_Task prompt_:
Below are some records. Retype exactly the lines from the one containing "Rebuild this chart" through the one containing "7 outgoing feeds", both included, skipping every picture.

_Recorded information_:
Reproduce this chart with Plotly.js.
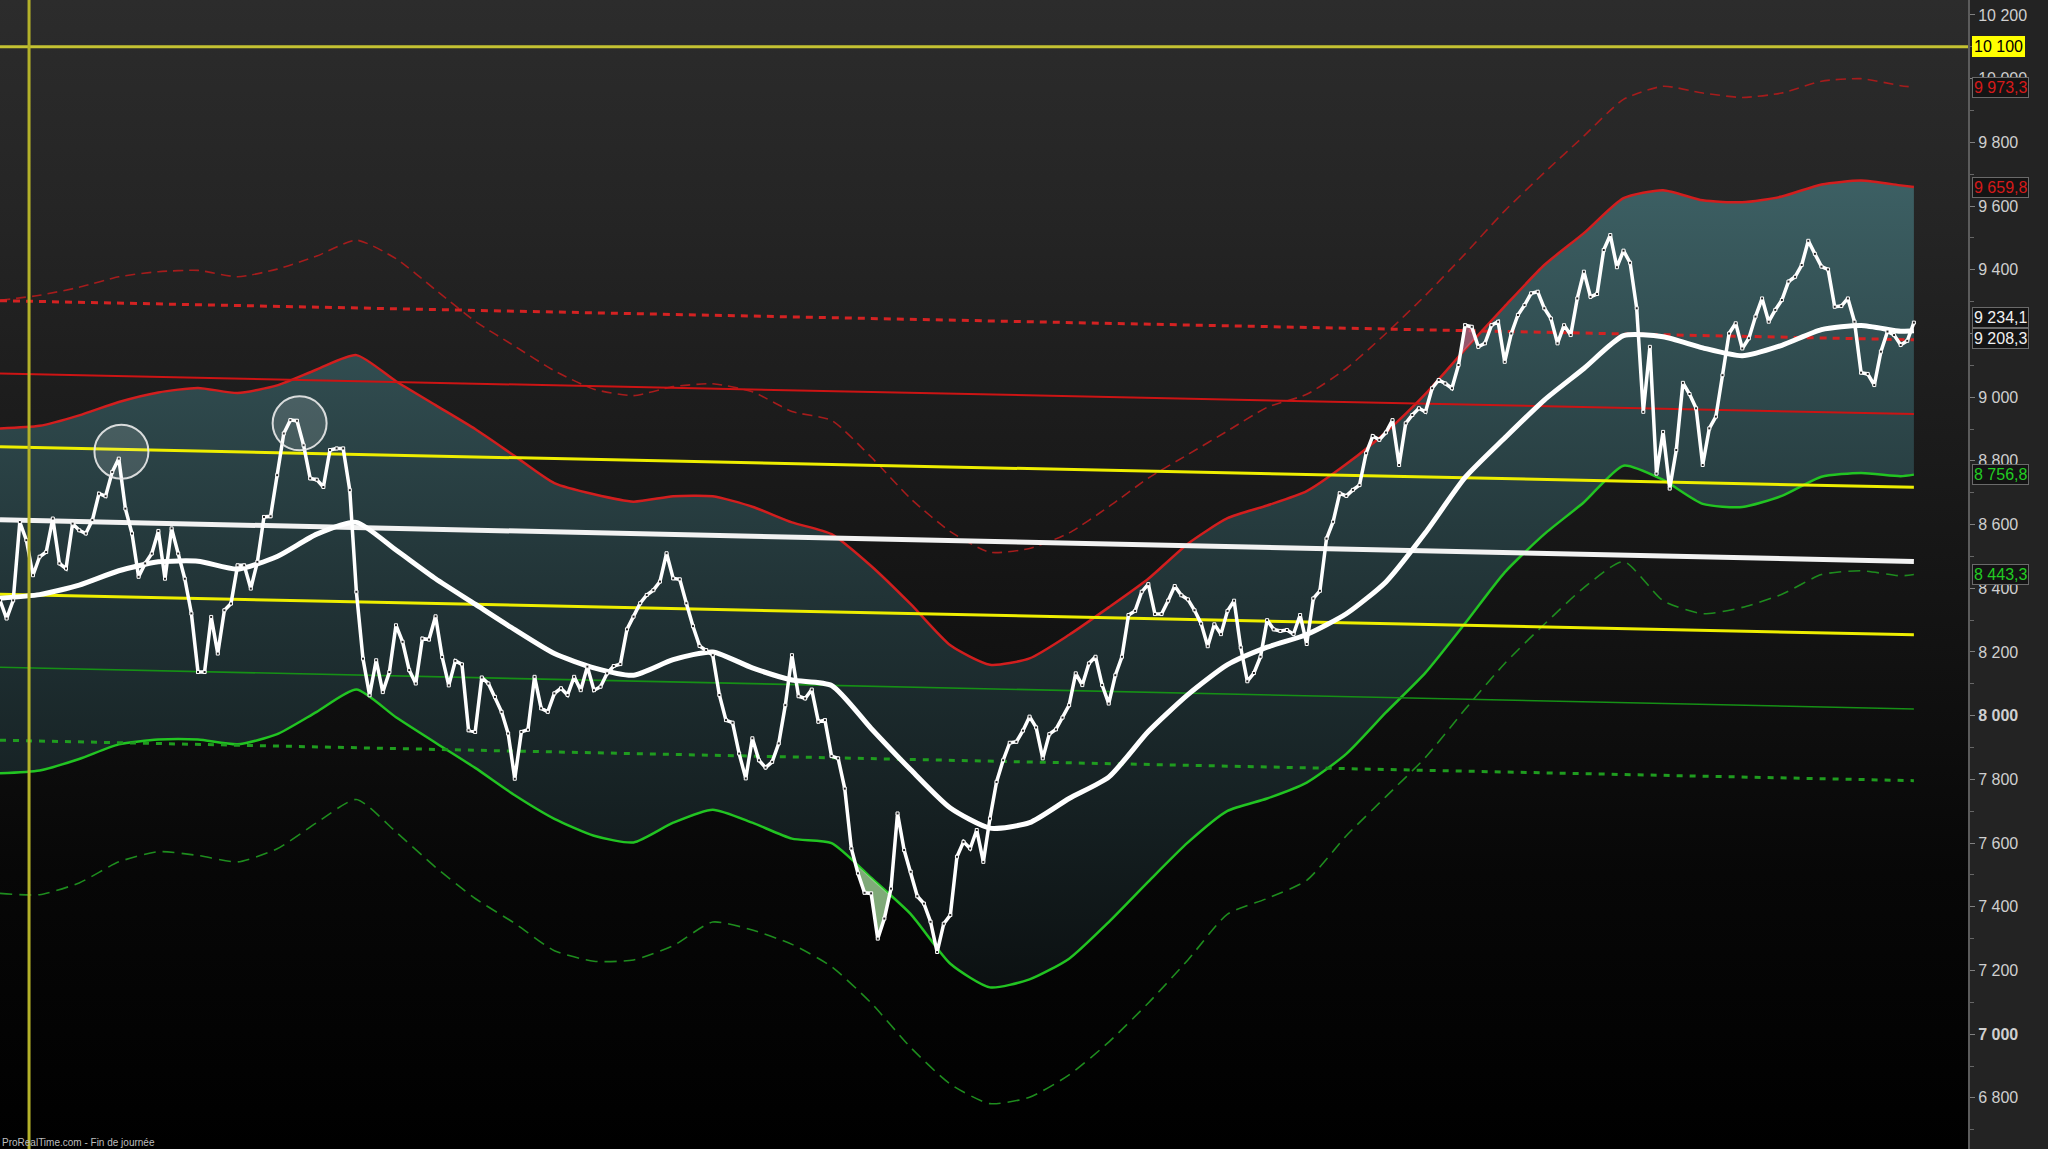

...

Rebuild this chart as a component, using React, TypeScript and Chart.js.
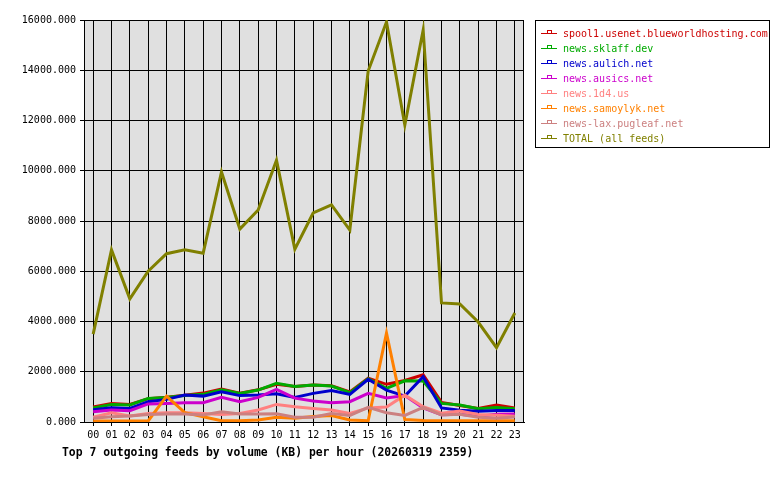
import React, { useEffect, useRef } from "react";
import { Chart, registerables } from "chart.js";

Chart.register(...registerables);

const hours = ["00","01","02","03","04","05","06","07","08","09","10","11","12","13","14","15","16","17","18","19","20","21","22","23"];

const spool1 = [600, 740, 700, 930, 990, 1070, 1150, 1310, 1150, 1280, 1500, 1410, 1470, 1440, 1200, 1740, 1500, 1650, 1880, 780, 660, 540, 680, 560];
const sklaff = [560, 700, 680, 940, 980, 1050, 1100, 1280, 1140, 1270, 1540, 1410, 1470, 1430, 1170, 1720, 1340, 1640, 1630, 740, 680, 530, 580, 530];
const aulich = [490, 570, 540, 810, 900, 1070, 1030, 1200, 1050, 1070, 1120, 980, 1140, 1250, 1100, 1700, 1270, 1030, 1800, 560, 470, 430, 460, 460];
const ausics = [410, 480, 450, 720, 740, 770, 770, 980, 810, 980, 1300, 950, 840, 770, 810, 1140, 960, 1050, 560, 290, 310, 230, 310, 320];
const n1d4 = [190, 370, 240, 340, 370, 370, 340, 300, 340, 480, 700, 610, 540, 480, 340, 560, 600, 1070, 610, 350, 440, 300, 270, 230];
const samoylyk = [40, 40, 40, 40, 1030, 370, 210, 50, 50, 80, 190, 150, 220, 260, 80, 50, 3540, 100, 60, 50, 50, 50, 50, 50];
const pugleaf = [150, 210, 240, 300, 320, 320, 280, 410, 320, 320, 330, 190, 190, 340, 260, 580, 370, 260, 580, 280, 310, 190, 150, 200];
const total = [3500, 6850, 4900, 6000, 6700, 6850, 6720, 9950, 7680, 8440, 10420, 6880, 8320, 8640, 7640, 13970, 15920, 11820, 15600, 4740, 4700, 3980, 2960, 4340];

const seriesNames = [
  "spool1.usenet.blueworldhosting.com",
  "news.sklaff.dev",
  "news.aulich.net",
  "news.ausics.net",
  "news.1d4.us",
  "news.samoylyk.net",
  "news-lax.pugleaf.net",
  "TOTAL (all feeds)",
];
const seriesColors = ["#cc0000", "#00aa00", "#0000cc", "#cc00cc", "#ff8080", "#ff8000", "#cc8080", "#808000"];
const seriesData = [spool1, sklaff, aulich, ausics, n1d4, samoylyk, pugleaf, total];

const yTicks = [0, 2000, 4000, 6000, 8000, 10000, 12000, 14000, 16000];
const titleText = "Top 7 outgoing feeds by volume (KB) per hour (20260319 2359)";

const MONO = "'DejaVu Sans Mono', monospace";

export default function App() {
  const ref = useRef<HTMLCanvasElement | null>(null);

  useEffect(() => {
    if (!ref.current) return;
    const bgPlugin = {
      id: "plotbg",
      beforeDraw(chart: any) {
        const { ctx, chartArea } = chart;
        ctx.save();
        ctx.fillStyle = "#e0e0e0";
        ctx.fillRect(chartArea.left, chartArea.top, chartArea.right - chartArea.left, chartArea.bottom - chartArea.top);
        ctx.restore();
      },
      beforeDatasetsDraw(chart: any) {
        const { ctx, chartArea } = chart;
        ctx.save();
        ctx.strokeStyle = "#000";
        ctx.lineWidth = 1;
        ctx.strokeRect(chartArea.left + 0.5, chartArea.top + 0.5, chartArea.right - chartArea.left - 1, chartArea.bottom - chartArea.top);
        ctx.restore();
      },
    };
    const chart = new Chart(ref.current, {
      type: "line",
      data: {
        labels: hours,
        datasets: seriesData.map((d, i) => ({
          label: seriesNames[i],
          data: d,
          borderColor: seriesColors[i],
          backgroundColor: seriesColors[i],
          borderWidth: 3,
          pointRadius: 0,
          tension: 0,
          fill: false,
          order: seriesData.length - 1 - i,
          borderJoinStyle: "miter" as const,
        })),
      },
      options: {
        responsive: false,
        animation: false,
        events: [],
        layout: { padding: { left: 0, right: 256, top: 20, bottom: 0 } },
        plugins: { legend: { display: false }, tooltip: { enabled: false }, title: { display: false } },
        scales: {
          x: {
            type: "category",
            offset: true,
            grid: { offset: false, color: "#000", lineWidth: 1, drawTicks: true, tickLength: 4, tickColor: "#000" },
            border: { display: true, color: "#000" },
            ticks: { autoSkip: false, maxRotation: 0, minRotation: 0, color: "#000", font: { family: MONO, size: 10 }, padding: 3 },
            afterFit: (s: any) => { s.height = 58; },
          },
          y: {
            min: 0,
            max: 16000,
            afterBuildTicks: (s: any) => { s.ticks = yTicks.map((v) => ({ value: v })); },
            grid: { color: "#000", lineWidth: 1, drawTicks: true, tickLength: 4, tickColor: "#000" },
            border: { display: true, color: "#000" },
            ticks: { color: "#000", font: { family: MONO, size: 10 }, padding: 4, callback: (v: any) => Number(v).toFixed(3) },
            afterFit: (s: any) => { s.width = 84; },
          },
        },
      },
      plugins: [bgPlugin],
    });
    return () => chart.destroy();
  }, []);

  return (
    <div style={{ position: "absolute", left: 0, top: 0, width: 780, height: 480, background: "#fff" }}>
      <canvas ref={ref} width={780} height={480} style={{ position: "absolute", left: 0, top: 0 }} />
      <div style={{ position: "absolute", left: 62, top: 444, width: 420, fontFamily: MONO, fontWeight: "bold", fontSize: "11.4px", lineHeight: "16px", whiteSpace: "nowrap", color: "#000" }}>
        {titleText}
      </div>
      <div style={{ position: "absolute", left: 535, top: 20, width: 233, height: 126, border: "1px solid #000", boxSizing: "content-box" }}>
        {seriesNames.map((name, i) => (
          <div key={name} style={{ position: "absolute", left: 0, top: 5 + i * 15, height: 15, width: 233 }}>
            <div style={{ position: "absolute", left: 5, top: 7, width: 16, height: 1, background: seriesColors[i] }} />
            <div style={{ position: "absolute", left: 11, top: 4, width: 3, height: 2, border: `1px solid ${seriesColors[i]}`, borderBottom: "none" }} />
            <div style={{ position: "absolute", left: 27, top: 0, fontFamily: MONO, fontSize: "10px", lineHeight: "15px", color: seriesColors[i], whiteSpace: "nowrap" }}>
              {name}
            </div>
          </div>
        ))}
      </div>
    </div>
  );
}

_Correct response_:
Rebuild this chart as a component, using React, TypeScript and Chart.js.
import React, { useEffect, useRef } from "react";
import { Chart, registerables } from "chart.js";

Chart.register(...registerables);

const hours = ["00","01","02","03","04","05","06","07","08","09","10","11","12","13","14","15","16","17","18","19","20","21","22","23"];

const spool1 = [600, 740, 700, 930, 990, 1070, 1150, 1310, 1150, 1280, 1500, 1410, 1470, 1440, 1200, 1740, 1500, 1650, 1880, 780, 660, 540, 680, 560];
const sklaff = [560, 700, 680, 940, 980, 1050, 1100, 1280, 1140, 1270, 1540, 1410, 1470, 1430, 1170, 1720, 1340, 1640, 1630, 740, 680, 530, 580, 530];
const aulich = [490, 570, 540, 810, 900, 1070, 1030, 1200, 1050, 1070, 1120, 980, 1140, 1250, 1100, 1700, 1270, 1030, 1800, 560, 470, 430, 460, 460];
const ausics = [410, 480, 450, 720, 740, 770, 770, 980, 810, 980, 1300, 950, 840, 770, 810, 1140, 960, 1050, 560, 290, 310, 230, 310, 320];
const n1d4 = [190, 370, 240, 340, 370, 370, 340, 300, 340, 480, 700, 610, 540, 480, 340, 560, 600, 1070, 610, 350, 440, 300, 270, 230];
const samoylyk = [40, 40, 40, 40, 1030, 370, 210, 50, 50, 80, 190, 150, 220, 260, 80, 50, 3540, 100, 60, 50, 50, 50, 50, 50];
const pugleaf = [150, 210, 240, 300, 320, 320, 280, 410, 320, 320, 330, 190, 190, 340, 260, 580, 370, 260, 580, 280, 310, 190, 150, 200];
const total = [3500, 6850, 4900, 6000, 6700, 6850, 6720, 9950, 7680, 8440, 10420, 6880, 8320, 8640, 7640, 13970, 15920, 11820, 15600, 4740, 4700, 3980, 2960, 4340];

const seriesNames = [
  "spool1.usenet.blueworldhosting.com",
  "news.sklaff.dev",
  "news.aulich.net",
  "news.ausics.net",
  "news.1d4.us",
  "news.samoylyk.net",
  "news-lax.pugleaf.net",
  "TOTAL (all feeds)",
];
const seriesColors = ["#cc0000", "#00aa00", "#0000cc", "#cc00cc", "#ff8080", "#ff8000", "#cc8080", "#808000"];
const seriesData = [spool1, sklaff, aulich, ausics, n1d4, samoylyk, pugleaf, total];

const yTicks = [0, 2000, 4000, 6000, 8000, 10000, 12000, 14000, 16000];
const titleText = "Top 7 outgoing feeds by volume (KB) per hour (20260319 2359)";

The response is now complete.